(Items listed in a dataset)
________________________________________
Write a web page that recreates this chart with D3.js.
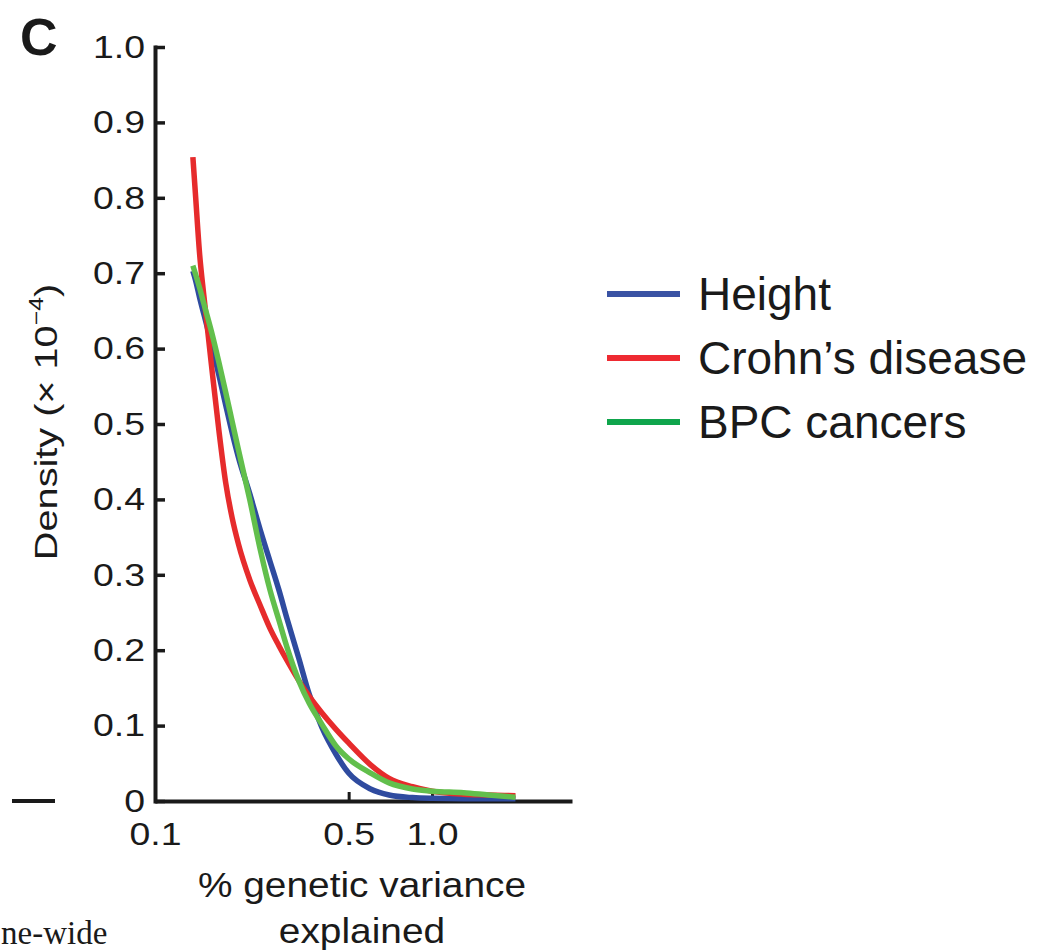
<!DOCTYPE html>
<html>
<head>
<meta charset="utf-8">
<script src="https://cdn.jsdelivr.net/npm/d3@7"></script>
<style>
  html, body { margin: 0; padding: 0; background: #fff; }
  svg { display: block; }
  text { font-family: "Liberation Sans", Arial, Helvetica, sans-serif; fill: #1a1a1a; }
</style>
</head>
<body>
<svg id="chart" width="1042" height="950"></svg>
<script>
// % genetic variance explained (log axis) at which the densities are sampled
const variance = [0.137, 0.14, 0.145, 0.15, 0.16, 0.17, 0.18, 0.19, 0.2, 0.22, 0.24, 0.26, 0.28, 0.3, 0.33, 0.36, 0.4, 0.45, 0.5, 0.6, 0.7, 0.85, 1.0, 1.3, 1.6, 2.0];

// Density (x 10^-4) for each trait
const heightDensity = [0.703, 0.691, 0.667, 0.646, 0.606, 0.565, 0.525, 0.488, 0.456, 0.407, 0.359, 0.318, 0.280, 0.241, 0.190, 0.142, 0.098, 0.062, 0.037, 0.016, 0.008, 0.0045, 0.0035, 0.003, 0.003, 0.003];
const crohnsDensity = [0.854, 0.804, 0.724, 0.671, 0.577, 0.492, 0.422, 0.375, 0.341, 0.293, 0.259, 0.229, 0.206, 0.186, 0.160, 0.139, 0.117, 0.095, 0.077, 0.048, 0.030, 0.019, 0.013, 0.009, 0.008, 0.007];
const bpcDensity = [0.710, 0.699, 0.680, 0.660, 0.622, 0.582, 0.542, 0.503, 0.466, 0.399, 0.333, 0.280, 0.240, 0.203, 0.160, 0.130, 0.102, 0.073, 0.056, 0.037, 0.024, 0.016, 0.013, 0.011, 0.008, 0.005];

const seriesNames = ["Height", "Crohn\u2019s disease", "BPC cancers"];
const lineColors = ["#2f4b9f", "#e62b2c", "#62bf4c"];
const legendColors = ["#3a53a4", "#ee2a31", "#0fa54c"];

const xTickValues = [0.1, 0.5, 1.0];
const xTickLabels = ["0.1", "0.5", "1.0"];
const yTickValues = [0, 0.1, 0.2, 0.3, 0.4, 0.5, 0.6, 0.7, 0.8, 0.9, 1.0];
const yTickLabels = ["0", "0.1", "0.2", "0.3", "0.4", "0.5", "0.6", "0.7", "0.8", "0.9", "1.0"];

const svg = d3.select("#chart");

const x = d3.scaleLog().domain([0.1, 3.2]).range([155, 572]);
const y = d3.scaleLinear().domain([0, 1]).range([801, 47]);

const ink = "#1a1a1a";

// y axis, ticks pointing inward
const yAxis = svg.append("g")
  .attr("transform", `translate(${x(0.1)},0)`)
  .call(d3.axisLeft(y)
    .tickValues(yTickValues)
    .tickFormat((d, i) => yTickLabels[i])
    .tickSizeInner(-10)
    .tickSizeOuter(0)
    .tickPadding(10));
yAxis.select(".domain").attr("stroke", ink).attr("stroke-width", 4).attr("stroke-linecap", "square");
yAxis.selectAll(".tick line").attr("stroke", ink).attr("stroke-width", 3.5);
const tickSX = 1.17;
yAxis.selectAll(".tick text")
  .attr("font-size", 32)
  .attr("fill", ink)
  .attr("x", -10 / tickSX)
  .attr("transform", `scale(${tickSX},1)`);

// x axis
const xAxis = svg.append("g")
  .attr("transform", `translate(0,${y(0)})`)
  .call(d3.axisBottom(x)
    .tickValues(xTickValues)
    .tickFormat((d, i) => xTickLabels[i])
    .tickSizeInner(-9)
    .tickSizeOuter(0)
    .tickPadding(21));
xAxis.select(".domain").attr("stroke", ink).attr("stroke-width", 4);
xAxis.selectAll(".tick line").attr("stroke", ink).attr("stroke-width", 3);
xAxis.selectAll(".tick text")
  .attr("font-size", 32)
  .attr("fill", ink)
  .attr("transform", `scale(${tickSX},1)`);

// density curves
const line = d3.line()
  .x(d => x(d[0]))
  .y(d => y(d[1]))
  .curve(d3.curveMonotoneX);

const seriesValues = [heightDensity, crohnsDensity, bpcDensity];
seriesValues.forEach((vals, i) => {
  svg.append("path")
    .datum(variance.map((v, j) => [v, vals[j]]))
    .attr("d", line)
    .attr("fill", "none")
    .attr("stroke", lineColors[i])
    .attr("stroke-width", 5.5)
    .attr("stroke-linejoin", "round");
});

// panel letter
svg.append("text")
  .attr("x", 20).attr("y", 55)
  .attr("font-size", 52)
  .attr("font-weight", "bold")
  .attr("fill", ink)
  .text("C");

// y axis title
const yTitle = svg.append("text")
  .attr("transform", "translate(57,422) rotate(-90) scale(1.24,1)")
  .attr("text-anchor", "middle")
  .attr("font-size", 32)
  .attr("fill", ink);
yTitle.append("tspan").text("Density (\u00d7 10");
yTitle.append("tspan").attr("font-size", 20).attr("dy", -14).text("\u22124");
yTitle.append("tspan").attr("dy", 14).text(")");

// x axis title
const xTitleSX = 1.11;
[["% genetic variance", 897], ["explained", 943]].forEach(([t, yy]) => {
  svg.append("text")
    .attr("transform", `translate(362,${yy}) scale(${xTitleSX},1)`)
    .attr("text-anchor", "middle")
    .attr("font-size", 35)
    .attr("fill", ink)
    .text(t);
});

// legend
const legend = svg.append("g").attr("transform", "translate(607,294)");
seriesNames.forEach((name, i) => {
  const g = legend.append("g").attr("transform", `translate(0,${i * 64})`);
  g.append("line")
    .attr("x1", 0).attr("x2", 73)
    .attr("stroke", legendColors[i])
    .attr("stroke-width", 6);
  g.append("text")
    .attr("x", 91).attr("y", 16)
    .attr("font-size", 46)
    .attr("fill", ink)
    .text(name);
});

// neighbouring page content at the left edge
svg.append("line")
  .attr("x1", 12).attr("x2", 55)
  .attr("y1", 801).attr("y2", 801)
  .attr("stroke", ink).attr("stroke-width", 4);
svg.append("text")
  .attr("x", 1).attr("y", 944)
  .style("font-family", "'Liberation Serif', 'Times New Roman', serif")
  .attr("font-size", 33)
  .attr("fill", ink)
  .text("ne-wide");
</script>
</body>
</html>
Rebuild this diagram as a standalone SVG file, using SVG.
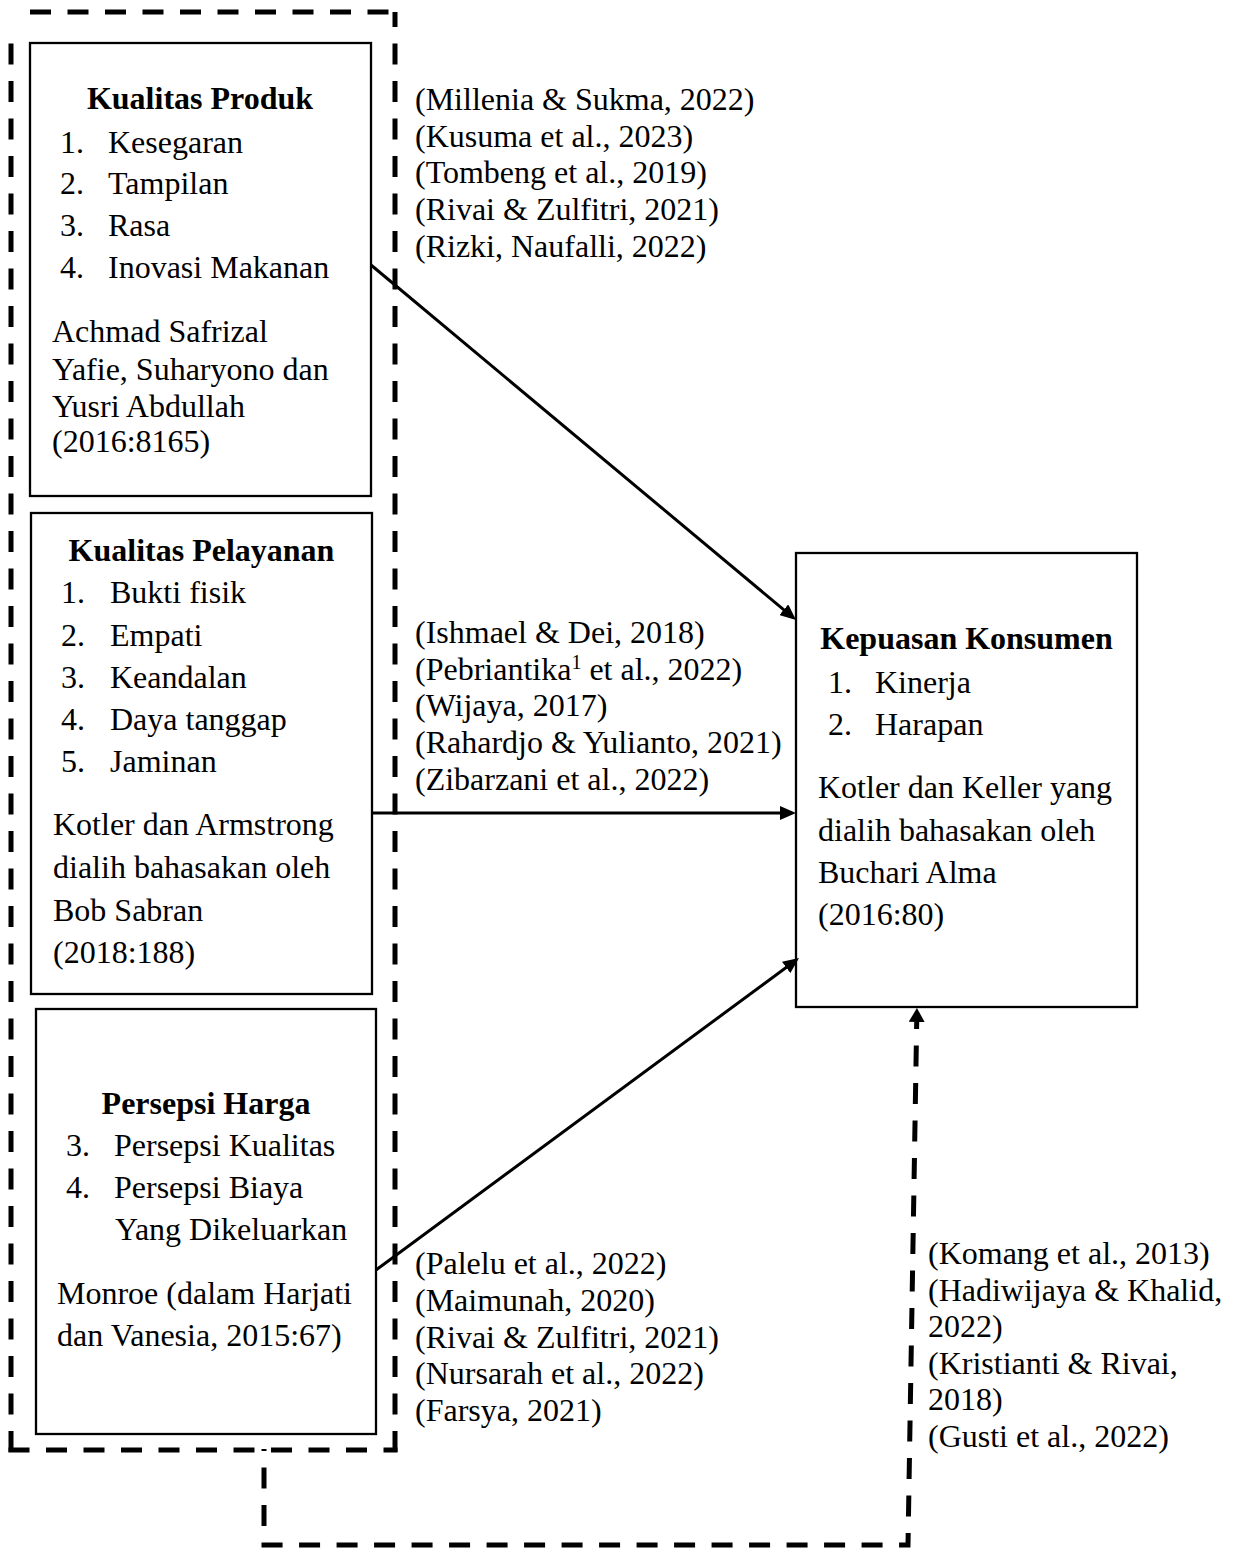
________________________________________
**WHAT YOU WILL DO**
Track down every line holding the string "this" and copy it.

**SOLUTION BELOW**
Write a web page that recreates this chart with D3.js.
Rebuild this diagram as a standalone SVG file, using SVG.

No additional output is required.